▶ **PROBLEM TO WORK ON**: Pull every line holding the string "that" from the records below.

▶ **INPUT MATERIAL**:
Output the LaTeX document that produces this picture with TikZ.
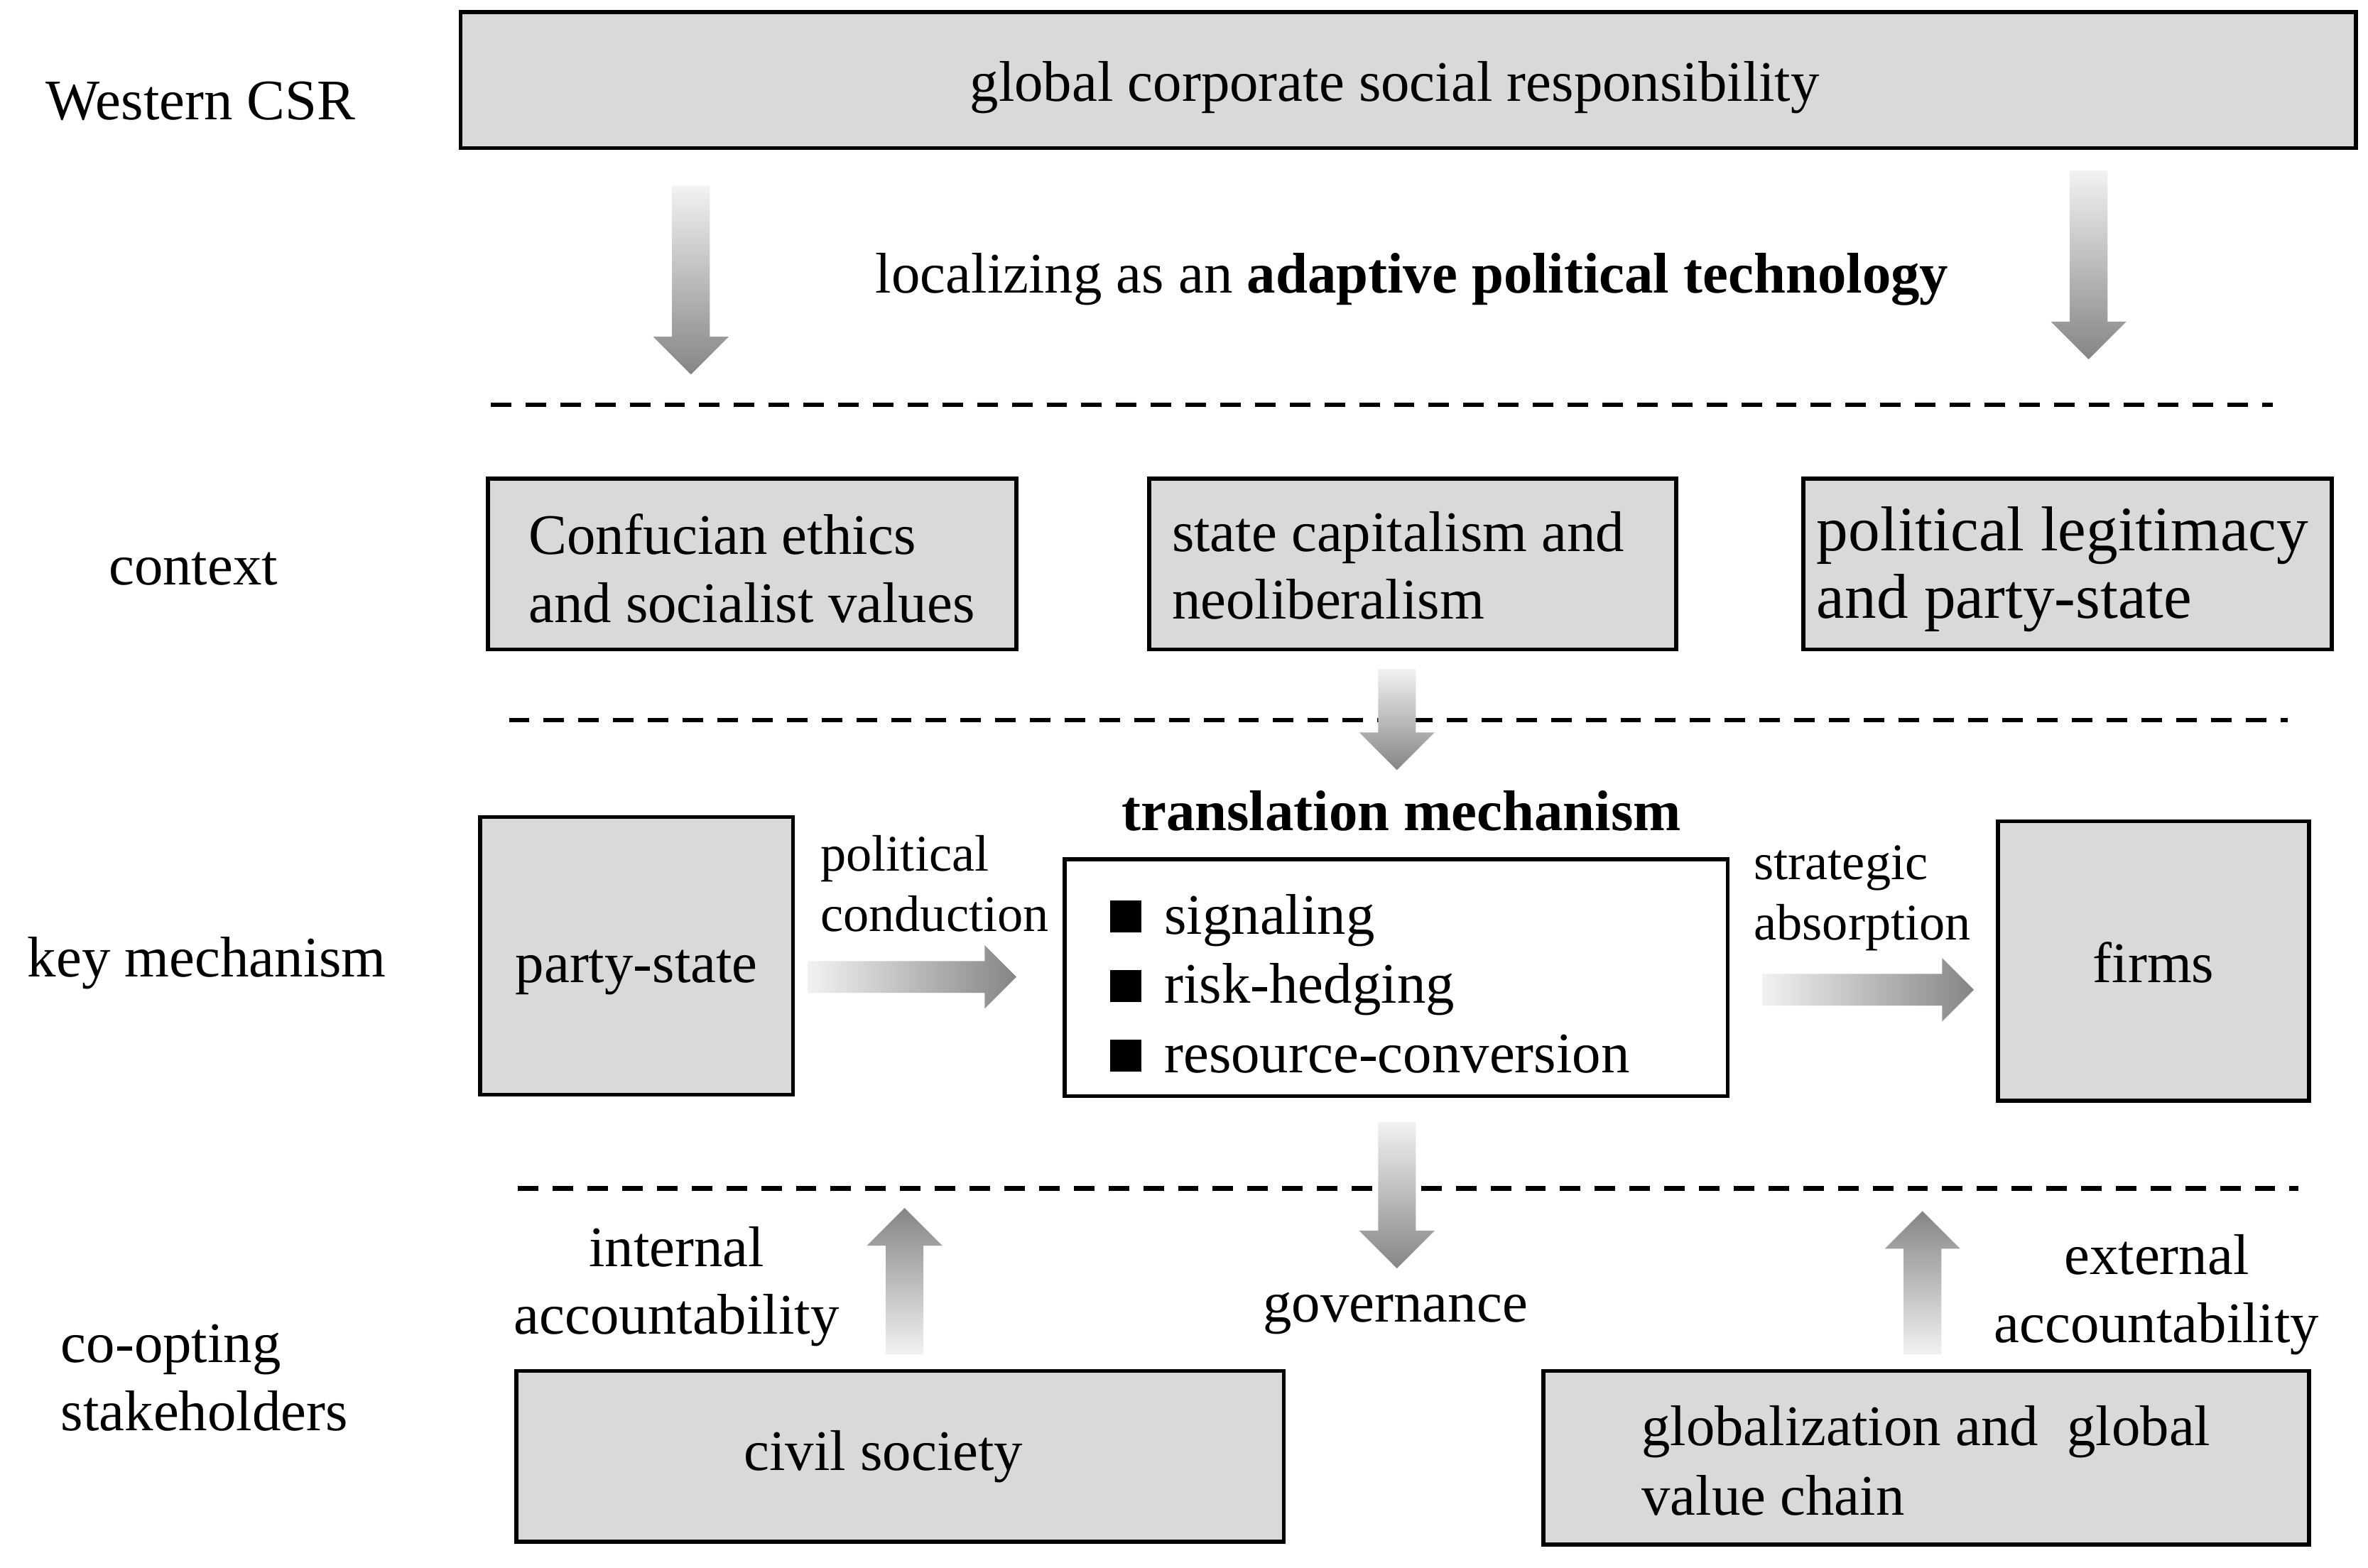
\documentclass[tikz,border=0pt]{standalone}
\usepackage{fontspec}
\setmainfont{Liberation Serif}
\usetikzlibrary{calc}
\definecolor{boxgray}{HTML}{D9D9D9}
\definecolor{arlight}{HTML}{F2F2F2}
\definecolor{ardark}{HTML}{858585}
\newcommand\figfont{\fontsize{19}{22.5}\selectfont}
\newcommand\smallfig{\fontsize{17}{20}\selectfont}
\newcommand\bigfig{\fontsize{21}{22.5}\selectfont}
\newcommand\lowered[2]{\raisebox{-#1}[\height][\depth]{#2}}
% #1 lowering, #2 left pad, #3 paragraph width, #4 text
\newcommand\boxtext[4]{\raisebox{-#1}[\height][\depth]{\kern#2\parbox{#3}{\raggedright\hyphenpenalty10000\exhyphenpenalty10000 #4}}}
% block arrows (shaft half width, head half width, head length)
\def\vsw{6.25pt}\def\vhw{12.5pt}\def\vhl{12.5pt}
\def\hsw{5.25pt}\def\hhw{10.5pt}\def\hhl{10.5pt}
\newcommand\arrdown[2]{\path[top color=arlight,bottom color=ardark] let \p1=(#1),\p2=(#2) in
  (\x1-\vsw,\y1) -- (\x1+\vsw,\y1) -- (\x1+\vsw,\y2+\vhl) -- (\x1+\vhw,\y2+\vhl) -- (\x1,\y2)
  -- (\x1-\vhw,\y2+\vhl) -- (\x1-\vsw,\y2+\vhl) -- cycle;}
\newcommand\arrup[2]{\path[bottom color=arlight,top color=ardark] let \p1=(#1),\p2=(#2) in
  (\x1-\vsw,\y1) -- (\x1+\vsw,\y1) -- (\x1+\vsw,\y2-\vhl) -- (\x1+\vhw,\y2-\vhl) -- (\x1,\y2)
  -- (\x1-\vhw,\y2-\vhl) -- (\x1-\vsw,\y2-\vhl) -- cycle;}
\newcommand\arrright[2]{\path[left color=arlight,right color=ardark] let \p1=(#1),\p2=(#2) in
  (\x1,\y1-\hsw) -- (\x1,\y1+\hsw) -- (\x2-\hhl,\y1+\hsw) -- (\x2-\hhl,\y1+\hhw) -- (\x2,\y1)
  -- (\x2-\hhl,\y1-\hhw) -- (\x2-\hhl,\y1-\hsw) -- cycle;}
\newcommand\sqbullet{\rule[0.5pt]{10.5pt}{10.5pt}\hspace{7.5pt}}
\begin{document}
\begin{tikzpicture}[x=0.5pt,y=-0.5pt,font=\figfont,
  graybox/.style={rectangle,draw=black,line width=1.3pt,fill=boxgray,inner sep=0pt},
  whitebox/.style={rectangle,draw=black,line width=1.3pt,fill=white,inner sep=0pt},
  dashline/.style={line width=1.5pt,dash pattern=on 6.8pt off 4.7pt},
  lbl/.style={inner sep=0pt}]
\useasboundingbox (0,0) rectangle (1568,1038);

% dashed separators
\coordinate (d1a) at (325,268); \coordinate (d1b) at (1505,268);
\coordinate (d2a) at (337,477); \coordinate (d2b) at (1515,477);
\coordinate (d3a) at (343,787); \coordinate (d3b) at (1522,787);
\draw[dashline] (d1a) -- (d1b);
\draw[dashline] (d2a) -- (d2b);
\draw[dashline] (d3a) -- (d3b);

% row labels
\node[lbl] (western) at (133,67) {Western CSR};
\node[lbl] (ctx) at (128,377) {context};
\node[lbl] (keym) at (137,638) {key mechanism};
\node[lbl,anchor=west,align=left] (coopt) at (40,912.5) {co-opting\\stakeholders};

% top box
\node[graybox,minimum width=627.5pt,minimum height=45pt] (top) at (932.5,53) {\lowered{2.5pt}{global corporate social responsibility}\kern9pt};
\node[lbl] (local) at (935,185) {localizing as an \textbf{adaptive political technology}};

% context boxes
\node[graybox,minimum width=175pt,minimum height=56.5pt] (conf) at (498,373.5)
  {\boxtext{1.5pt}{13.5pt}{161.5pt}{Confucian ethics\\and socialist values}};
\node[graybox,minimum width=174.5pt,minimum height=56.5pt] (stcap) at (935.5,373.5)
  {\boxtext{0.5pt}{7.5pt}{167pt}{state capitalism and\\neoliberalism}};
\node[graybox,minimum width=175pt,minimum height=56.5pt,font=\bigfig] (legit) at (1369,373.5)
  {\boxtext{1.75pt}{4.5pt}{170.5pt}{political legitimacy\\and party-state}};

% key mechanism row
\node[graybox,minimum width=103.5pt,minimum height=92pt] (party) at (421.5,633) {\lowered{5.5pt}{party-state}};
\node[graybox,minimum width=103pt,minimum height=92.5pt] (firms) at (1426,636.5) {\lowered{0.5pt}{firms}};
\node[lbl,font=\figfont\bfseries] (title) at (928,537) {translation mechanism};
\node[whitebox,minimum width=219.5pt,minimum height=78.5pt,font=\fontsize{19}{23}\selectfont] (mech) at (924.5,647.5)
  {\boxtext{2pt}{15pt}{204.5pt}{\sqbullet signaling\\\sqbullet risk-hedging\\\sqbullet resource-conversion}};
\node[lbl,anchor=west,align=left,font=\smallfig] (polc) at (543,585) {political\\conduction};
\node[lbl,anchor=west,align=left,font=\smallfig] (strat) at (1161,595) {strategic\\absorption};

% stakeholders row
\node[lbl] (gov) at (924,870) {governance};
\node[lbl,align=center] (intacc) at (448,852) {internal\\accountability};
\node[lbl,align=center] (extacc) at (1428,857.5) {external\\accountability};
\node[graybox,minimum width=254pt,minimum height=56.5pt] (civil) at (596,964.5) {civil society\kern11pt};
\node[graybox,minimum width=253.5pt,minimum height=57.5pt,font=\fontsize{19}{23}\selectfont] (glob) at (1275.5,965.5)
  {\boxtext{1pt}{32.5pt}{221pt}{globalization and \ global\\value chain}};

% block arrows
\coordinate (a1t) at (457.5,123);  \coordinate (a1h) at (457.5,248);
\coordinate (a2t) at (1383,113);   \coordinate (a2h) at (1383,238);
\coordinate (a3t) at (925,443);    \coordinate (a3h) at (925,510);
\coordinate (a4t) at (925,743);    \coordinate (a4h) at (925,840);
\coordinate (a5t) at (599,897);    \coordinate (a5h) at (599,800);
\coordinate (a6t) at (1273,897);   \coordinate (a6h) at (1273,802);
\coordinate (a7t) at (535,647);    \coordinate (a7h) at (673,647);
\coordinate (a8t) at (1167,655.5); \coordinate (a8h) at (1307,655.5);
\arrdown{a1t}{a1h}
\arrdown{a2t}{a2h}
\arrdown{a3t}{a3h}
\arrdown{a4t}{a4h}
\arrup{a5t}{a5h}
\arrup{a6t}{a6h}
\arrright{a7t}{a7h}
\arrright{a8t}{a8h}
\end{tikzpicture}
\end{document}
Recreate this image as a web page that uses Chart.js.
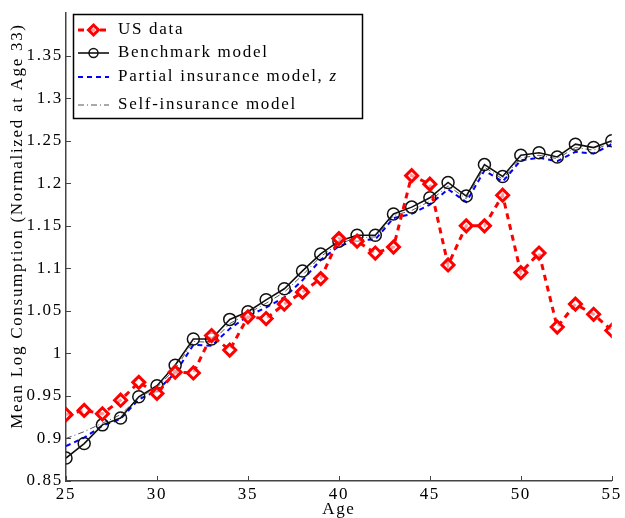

▶ **ANSWER**:
Output the LaTeX document that produces this picture with TikZ.
Recreate this image as a web page that uses Chart.js.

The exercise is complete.